NEWS UPDATE DECEMBER 30, 2012
Jacksonville Shipyard Site
Recently JHNSA and ACVA have focused on the concept of using a concrete fascia fronted bulkhead on the North Bank of the St. Johns River that was part of the former Jacksonville Shipyard. This idea has been discussed with NAVSEA in previous discussions and reports over the past year. The interim/temporary use of this mooring location would greatly reduce the cost of providing a mooring location for the ship museum in Jacksonville while fundraising for Acosta Bridge mooring site continues. The engineering design requirements for preparing the bulkhead pier at the site for the mooring of ADAMS have been defined by our long term mooring and environmental engineers Sandy Rice and Gary Howalt. This location would reduce the overall initial museum cost by over $5 million.
Left - 450 ft Bulkhead Pier facing South Bank
Shipyard site facing Downtown
The north bank mooring at the former Jacksonville Shipyards property has stimulated the recent and acute interest in the area business community for the project and has buoyed our belief that the fundraising goals will be met in 2013. Jacksonville City Council President, Bill Bishop (instrumental in the passage of city Ordinance 2010-675-E that approved the ship museum site adjacent to the east side of the Acosta Bridge on the south bank) is introducing a modification to the city Ordinance to allow the ship museum to be placed at the bulkhead at the Shipyard site on the North Bank in a temporary moor for at least three years after the ship is donated by the Navy. This modification will allow the use of approximately 3 acres of the 23 total acres at the former shipyard site as a temporary location that could lead to a long-term/mooring location, while fundraising continues.
Mr. William “Bill” Gay, Sr. (Chairman, W.W. Gay Mechanical, principal supporter of the JHNSA); and John H. Rutherford, the elected Jacksonville Sheriff in Duval County, have joined forces to co-chair the JHNSA Executive Board to lead the community fundraising support for the Adams Class Naval Ship Museum (ACNSM). JHNSA leaders have been working closely with Chris Flagg of Flagg Design Studio LLC. Mr. Flagg is the chairman of DVI (www.downtownjacksonville.org). DVI is Jacksonville’s Business Improvement District and is owned by all of the property owners of Downtown Jacksonville, including the COJ. DVI’s mission is to build and maintain a healthy and vibrant Downtown community and to promote Downtown as an exciting place to live, work, play and visit. DVI’s board unanimously endorsed the ship museum project.
Another positive step for the museum came in early November 2012; the IBM Smarter Cities Challenge experts issued their Jacksonville Report for downtown revitalization and economic growth. The ship museum project was specifically mentioned in “Recommendation 2-2: Another example is the USS Adams Naval Ship Museum initiative. Interviewees suggest it is of low cost to the City, sustainable with funded exit strategies if it did not succeed, may reuse City property that is currently under-utilized and is likely to create significant draw.”
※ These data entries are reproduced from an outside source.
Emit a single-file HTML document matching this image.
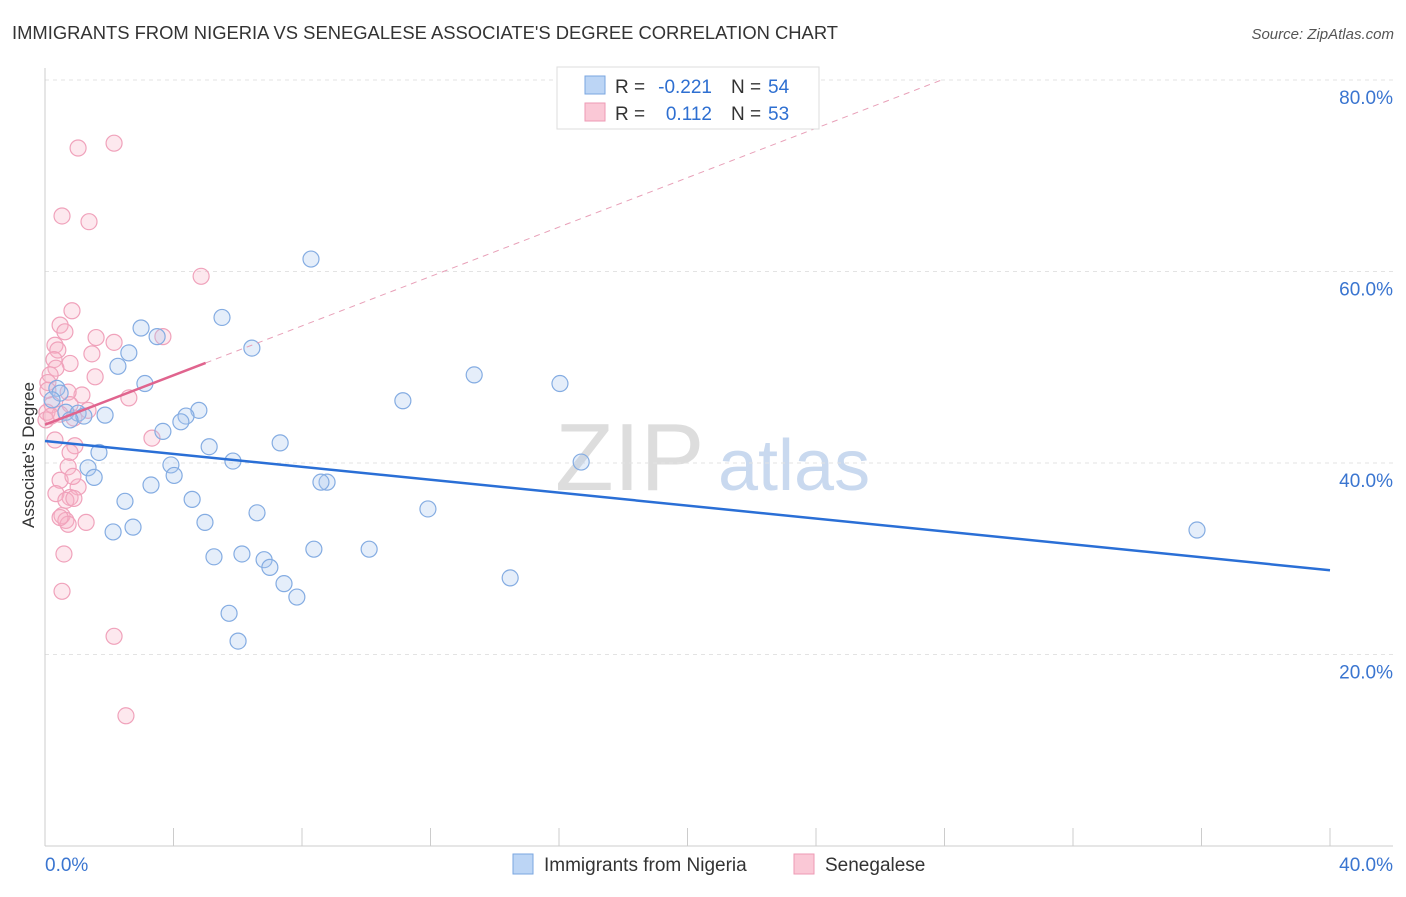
<!DOCTYPE html>
<html><head><meta charset="utf-8"><style>
body{margin:0;background:#fff;font-family:"Liberation Sans",sans-serif;}
svg text{font-family:"Liberation Sans",sans-serif;}
</style></head><body>
<svg id="chart" width="1406" height="892" xmlns="http://www.w3.org/2000/svg">
<text x="12" y="39" font-size="18.4" fill="#333" textLength="826">IMMIGRANTS FROM NIGERIA VS SENEGALESE ASSOCIATE'S DEGREE CORRELATION CHART</text>
<text x="1394" y="39" font-size="15" fill="#555" text-anchor="end" font-style="italic">Source: ZipAtlas.com</text>
<g>
<text x="555" y="490" font-size="96" fill="#ddd" font-family="Liberation Serif,serif">ZIP</text>
<text x="718" y="490" font-size="72" fill="#c9d9ef">atlas</text>
</g>
<g id="grid"></g>
<g id="axes"></g>
<g id="marks"></g>
<text transform="translate(34,455) rotate(-90)" font-size="17" fill="#333" text-anchor="middle">Associate's Degree</text>
<g>
<rect x="557" y="67" width="262" height="62" fill="#fff" stroke="#ddd"/>
<rect x="585" y="76" width="20" height="18" fill="#bcd5f5" stroke="#7aa6e0"/>
<rect x="585" y="103" width="20" height="18" fill="#fac8d6" stroke="#ee9ab4"/>
<text x="615" y="93" font-size="19" fill="#333">R =</text>
<text x="712" y="93" font-size="19" fill="#2e6fd1" text-anchor="end">-0.221</text>
<text x="731" y="93" font-size="19" fill="#333">N =</text>
<text x="768" y="93" font-size="19" fill="#2e6fd1">54</text>
<text x="615" y="120" font-size="19" fill="#333">R =</text>
<text x="712" y="120" font-size="19" fill="#2e6fd1" text-anchor="end">0.112</text>
<text x="731" y="120" font-size="19" fill="#333">N =</text>
<text x="768" y="120" font-size="19" fill="#2e6fd1">53</text>
</g>
<g>
<rect x="513" y="854" width="20" height="20" fill="#bcd5f5" stroke="#7aa6e0"/>
<text x="544" y="871" font-size="19" fill="#333">Immigrants from Nigeria</text>
<rect x="794" y="854" width="20" height="20" fill="#fac8d6" stroke="#ee9ab4"/>
<text x="825" y="871" font-size="19" fill="#333">Senegalese</text>
</g>
</svg>
<script>
const xTicks=[0,40];
const yTicks=[20,40,60,80];
const nigeriaX=[8.28,5.51,2.99,3.49,6.44,2.61,2.27,3.11,13.36,16.03,11.14,0.37,0.47,0.22,4.79,4.39,4.23,3.67,0.65,1.03,1.21,1.87,0.78,7.32,5.11,1.68,5.85,16.69,3.92,1.34,4.02,1.53,3.30,8.78,8.59,4.58,2.49,11.92,6.60,4.98,2.74,2.12,35.86,8.37,10.09,6.13,5.26,6.82,7.00,7.44,7.84,5.73,6.01,14.48];
const nigeriaY=[61.3,55.2,54.1,53.2,52.0,51.5,50.1,48.3,49.2,48.3,46.5,47.8,47.3,46.6,45.5,44.9,44.3,43.3,45.3,45.2,44.9,45.0,44.5,42.1,41.7,41.1,40.2,40.1,39.8,39.5,38.7,38.5,37.7,38.0,38.0,36.2,36.0,35.2,34.8,33.8,33.3,32.8,33.0,31.0,31.0,30.5,30.2,29.9,29.1,27.4,26.0,24.3,21.4,28.0];
const senX=[2.15,1.03,0.53,1.37,4.86,0.84,0.47,0.62,1.59,3.67,2.15,0.31,0.40,1.46,0.28,0.78,0.34,0.16,1.56,0.09,1.15,0.72,2.61,0.22,0.78,1.34,0.06,0.47,0.90,0.03,3.33,0.31,0.93,0.78,0.72,1.03,0.47,0.34,0.78,0.65,0.90,0.53,0.65,0.72,1.28,0.47,0.59,0.53,2.15,2.52,0.09,0.19,0.87];
const senY=[73.4,72.9,65.8,65.2,59.5,55.9,54.4,53.7,53.1,53.2,52.6,52.3,51.8,51.4,50.8,50.4,49.9,49.2,49.0,48.4,47.1,47.4,46.8,46.1,46.1,45.5,45.3,45.1,44.7,44.5,42.6,42.4,41.8,41.1,39.6,37.5,38.2,36.8,36.4,36.1,36.3,34.5,34.0,33.6,33.8,34.3,30.5,26.6,21.9,13.6,47.6,44.9,38.6];
const nigeriaTrend=[42.3,28.8]; // y at x=0 and x=40
const senTrend=[44.0,1.29]; // intercept, slope
const NS="http://www.w3.org/2000/svg";
const X=v=>45+v/40*1285, Y=v=>846-v/20*191.5;
function mk(t,a,p){const e=document.createElementNS(NS,t);for(const k in a)e.setAttribute(k,a[k]);p.appendChild(e);return e;}
const grid=document.getElementById('grid'),axes=document.getElementById('axes'),marks=document.getElementById('marks');
yTicks.forEach(v=>{
 const l=mk('line',{x1:45,x2:1393,y1:Y(v),y2:Y(v),stroke:'#e3e3e3','stroke-dasharray':'4,4'},grid);
 
 
 const t=mk('text',{x:1393,y:Y(v)+24,'font-size':19,fill:'#3a75d0','text-anchor':'end'},axes);
 t.textContent=v.toFixed(1)+'%';
 
 
});
mk('line',{x1:45,x2:45,y1:68,y2:846,stroke:'#ccc'},axes);
mk('line',{x1:45,x2:1393,y1:846,y2:846,stroke:'#ccc'},axes);
for(let i=1;i<=10;i++){mk('line',{x1:X(i*4),x2:X(i*4),y1:828,y2:846,stroke:'#ccc'},axes);}
xTicks.forEach((v,i)=>{
 const t=mk('text',{x:i?1393:45,y:871,'font-size':19,fill:'#3a75d0','text-anchor':i?'end':'start'},axes);
 t.textContent=v.toFixed(1)+'%';
 
 
});
senX.forEach((v,i)=>{
 const c=mk('circle',{cx:X(v),cy:Y(senY[i]),r:8,fill:'rgba(248,180,200,0.3)',stroke:'#f0a2bb','stroke-width':1.2},marks);
 
 
});
nigeriaX.forEach((v,i)=>{
 const c=mk('circle',{cx:X(v),cy:Y(nigeriaY[i]),r:8,fill:'rgba(170,200,240,0.3)',stroke:'#84ace2','stroke-width':1.2},marks);
 
 
});
const xEnd=(80-senTrend[0])/senTrend[1];
const d=mk('line',{x1:X(5),y1:Y(senTrend[0]+5*senTrend[1]),x2:X(xEnd),y2:Y(80),stroke:'#e8a0b8','stroke-dasharray':'6,5'},marks);


const s=mk('line',{x1:X(0),y1:Y(senTrend[0]),x2:X(5),y2:Y(senTrend[0]+5*senTrend[1]),stroke:'#e0648e','stroke-width':2.5},marks);


const b=mk('line',{x1:X(0),y1:Y(nigeriaTrend[0]),x2:X(40),y2:Y(nigeriaTrend[1]),stroke:'#2a6fd6','stroke-width':2.5},marks);


</script>
</body></html>
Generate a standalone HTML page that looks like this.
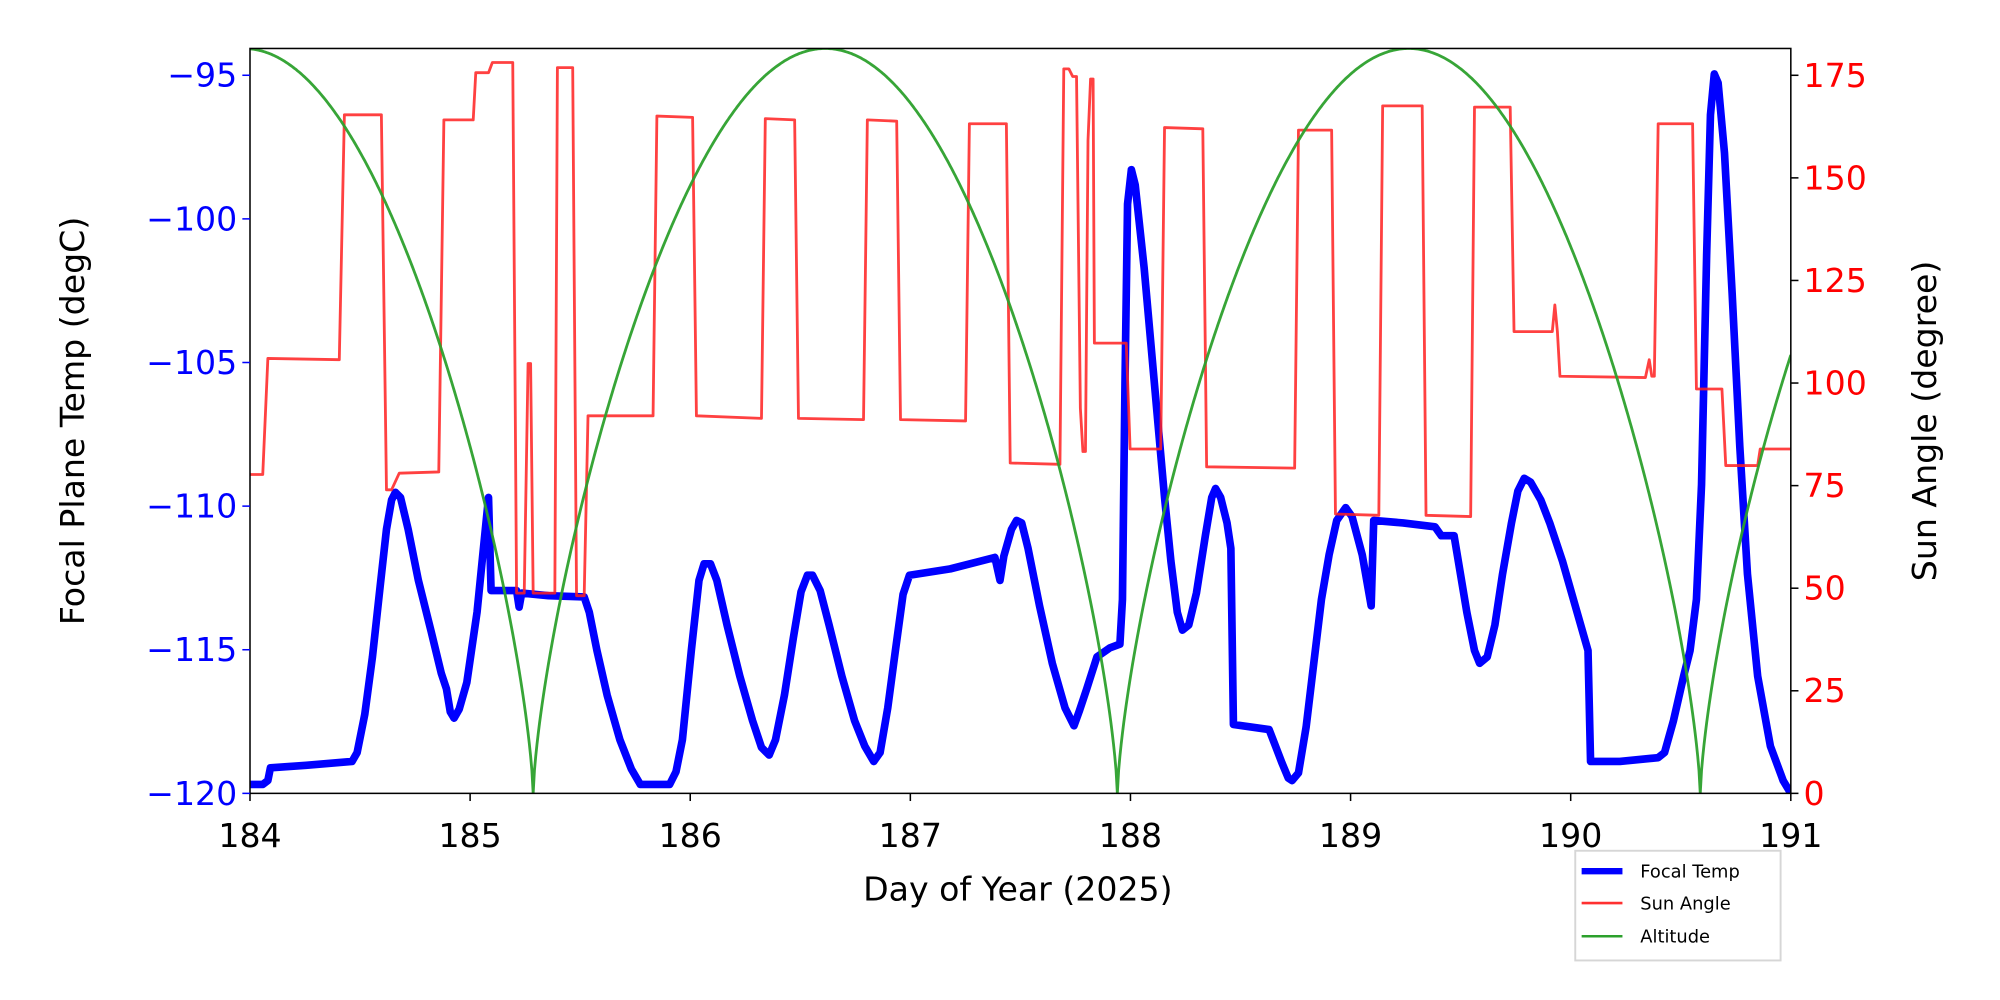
<!DOCTYPE html>
<html><head><meta charset="utf-8"><style>body{margin:0;background:#fff}svg{display:block}</style></head>
<body>
<svg id="s" xmlns="http://www.w3.org/2000/svg" width="2000" height="1000" viewBox="0 0 1568 784" font-family="'DejaVu Sans','Liberation Sans',sans-serif">
<rect width="1568" height="784" fill="#fff"/>
<defs><clipPath id="c"><rect x="196" y="38" width="1208" height="584"/></clipPath></defs>
<g clip-path="url(#c)">
<polyline fill="none" stroke="#0000ff" stroke-width="6" stroke-linejoin="round" stroke-linecap="round" points="196,615 206,615 210,612 212,602 240,600 276,597 280,590 286,560 292,515 298,460 303,415 307,392 310,386 314,390 320,415 328,455 338,495 346,528 350,540 353,558 356,563 360,556 366,535 374,480 380,420 383,390 385,463 405,463 407,476 409,465 430,467 458,468 462,480 468,510 476,545 486,580 495,603 502,615 525,615 530,605 535,580 542,510 548,455 552,442 557,442 562,455 570,490 580,530 590,565 597,586 603,592 608,580 615,545 622,500 628,464 633,451 637,451 643,463 650,490 660,530 670,565 678,585 685,597 690,590 696,555 702,510 708,466 713,451 745,446 780,437 784,455 787,436 793,415 797,408 801,410 806,430 815,475 825,520 835,555 842,569 846,558 852,540 860,515 870,508 878,505 880,470 882,300 884,160 887,133 890,145 897,210 905,300 913,390 918,440 923,480 927,494 932,490 938,465 945,420 950,390 953,383 957,390 962,410 965,430 967,568 995,572 1000,585 1005,598 1010,610 1013,612 1018,606 1024,570 1030,520 1036,470 1042,435 1048,408 1055,398 1060,405 1068,435 1075,475 1077,408 1100,410 1125,413 1130,420 1140,420 1145,450 1150,480 1156,510 1160,520 1166,515 1172,490 1178,450 1185,410 1190,385 1195,375 1200,378 1208,392 1215,410 1225,440 1235,475 1245,510 1247,597 1270,597 1300,594 1305,590 1312,565 1320,530 1325,510 1330,470 1334,380 1338,200 1341,90 1344,58 1347,65 1352,120 1358,230 1364,350 1370,450 1378,530 1388,585 1398,612 1404,622"/>
<polyline fill="none" stroke="#ff2020" stroke-opacity="0.85" stroke-width="2.2" stroke-linejoin="round" points="196,372 206,372 210,281 266,282 270,90 299,90 303,384 307,384 313,371 344,370 348,94 371,94 373,57 383,57 386,49 402,49 405,465 411,465 414,285 416,285 418,465 435,465 437,53 449,53 452,467 458,467 461,326 512,326 515,91 543,92 546,326 597,328 600,93 623,94 626,328 677,329 680,94 703,95 706,329 757,330 760,97 789,97 792,363 831,364 834,54 838,54 841,60 844,60 847,320 849,354 851,354 853,110 855,62 857,62 858,269 883,269 886,352 910,352 913,100 943,101 946,366 1015,367 1018,102 1044,102 1047,403 1081,404 1084,83 1115,83 1118,404 1153,405 1156,84 1184,84 1187,260 1217,260 1219,239 1221,260 1223,295 1290,296 1293,282 1295,295 1297,295 1300,97 1327,97 1330,305 1350,305 1353,365 1378,365 1380,352 1404,352"/>
<path id="g" fill="none" stroke="#2ca02c" stroke-width="2.2" stroke-opacity="0.95" d=""/>
</g>
<rect x="196" y="38" width="1208" height="584" fill="none" stroke="#000" stroke-width="1.2"/>
<g stroke="#000" stroke-width="1.2" id="xt"></g>
<g font-size="26" text-anchor="middle" fill="#000" id="xl"></g>
<g stroke="#0000ff" stroke-width="1.2" id="lt"></g>
<g font-size="26" text-anchor="end" fill="#0000ff" id="ll"></g>
<g stroke="#000" stroke-width="1.2" id="rt"></g>
<g font-size="26" text-anchor="start" fill="#ff0000" id="rl"></g>
<text x="798" y="706" font-size="26" text-anchor="middle">Day of Year (2025)</text>
<text transform="translate(66,330) rotate(-90)" font-size="26" text-anchor="middle">Focal Plane Temp (degC)</text>
<text transform="translate(1518,330) rotate(-90)" font-size="26" text-anchor="middle">Sun Angle (degree)</text>
<rect x="1235" y="667" width="161" height="86" fill="#fff" stroke="#d6d6d6" stroke-width="1.5"/>
<line x1="1240" y1="683" x2="1272" y2="683" stroke="#0000ff" stroke-width="5"/>
<line x1="1240" y1="708" x2="1272" y2="708" stroke="#ff3030" stroke-width="2"/>
<line x1="1240" y1="734" x2="1272" y2="734" stroke="#2ca02c" stroke-width="2"/>
<g font-size="14" fill="#000"><text x="1286" y="688">Focal Temp</text><text x="1286" y="713">Sun Angle</text><text x="1286" y="739">Altitude</text></g>
</svg>
<script>
var NS="http://www.w3.org/2000/svg";
function el(p,t,a,txt){var e=document.createElementNS(NS,t);for(var k in a)e.setAttribute(k,a[k]);if(txt!=null)e.textContent=txt;document.getElementById(p).appendChild(e);}
for(var d=184;d<=191;d++){var x=196+(d-184)*172.57;el("xt","line",{x1:x,y1:622,x2:x,y2:628});el("xl","text",{x:x,y:664},d);}
for(var v=-120;v<=-95;v+=5){var y=622-(v+120)*22.52;el("lt","line",{x1:190,y1:y,x2:196,y2:y});el("ll","text",{x:186,y:y+9},"\u2212"+(-v));}
for(var v=0;v<=175;v+=25){var y=622-v*3.217;el("rt","line",{x1:1404,y1:y,x2:1410,y2:y});el("rl","text",{x:1414,y:y+9},v);}
var tr=[-36,418,876,1333,1790],d="";
for(var x=196;x<=1404;x+=1){var i=0;while(!(x>=tr[i]&&x<=tr[i+1]))i++;var s=Math.sin(Math.PI*(x-tr[i])/(tr[i+1]-tr[i]));var y=622-584*Math.pow(Math.max(s,0),0.7);d+=(x==196?"M":"L")+x+","+y.toFixed(1);}
document.getElementById("g").setAttribute("d",d);
</script>
</body></html>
In October, 2012, several prominent direct descendants of the Charles F. Adams family were briefed and have enthusiastically engaged in supporting the project through introductions to financial support within their personal and business relationships. In the short term, LCDR Charles F Adams, USNR traveled to Jacksonville from Tampa on very short notice to support and speak at the JHNSA Fourth Annual Gala and Silent Auction. His father, Peter Boylston Adams, is a US Army helicopter pilot veteran of the Viet Nam era who worked in Boston financial world. He and his family are now strong supporters of our effort to save this historic naval ship, since his cousin was Charles F. Adams, the namesake of the USS Charles F. Adams (DDG-2).
The Adams Class Veterans Association is an IRS registered 501(c)(3) Charitable Organization.
Work with all Adams class groups and organizations to Save, Restore and
Preserve the USS Charles F. Adams DDG-2;
Educate the public on the rich naval heritage of the Adams class DDG ships;
Document the roles of Adams class DDG ships in United States history;
Show the importance of preserving historic naval vessels and memorabilia for
future generations to appreciate.
What is a ship, really?
Most people look at a ship as nothing more than a bunch of iron and steel. A sailor sees it as a living being conceived in a shipyard; the hopes, dreams and pride of those who built her - from the grandmother who helped assemble her electronics to the welders and pipe fitters who turn her into something recognizable. Eventually the day comes when she is commissioned and her crew breathes life into her hull. Her radar and lookouts are her eyes, sonar her ears, radios her voice and engines her heart. She reflects her crews attitude, their hopes and dreams. In her life time she will see about 10-15 complete crews man her, until that sad day when Uncle Sam says 'Thank you for your service" and she is retired.
The ships of this class were, in the tradition of the Navy, named for famous men; from Revolutionary War heroes and Civil War admirals to former statesmen. It is our dream and goal to save the last of this proud class of ships.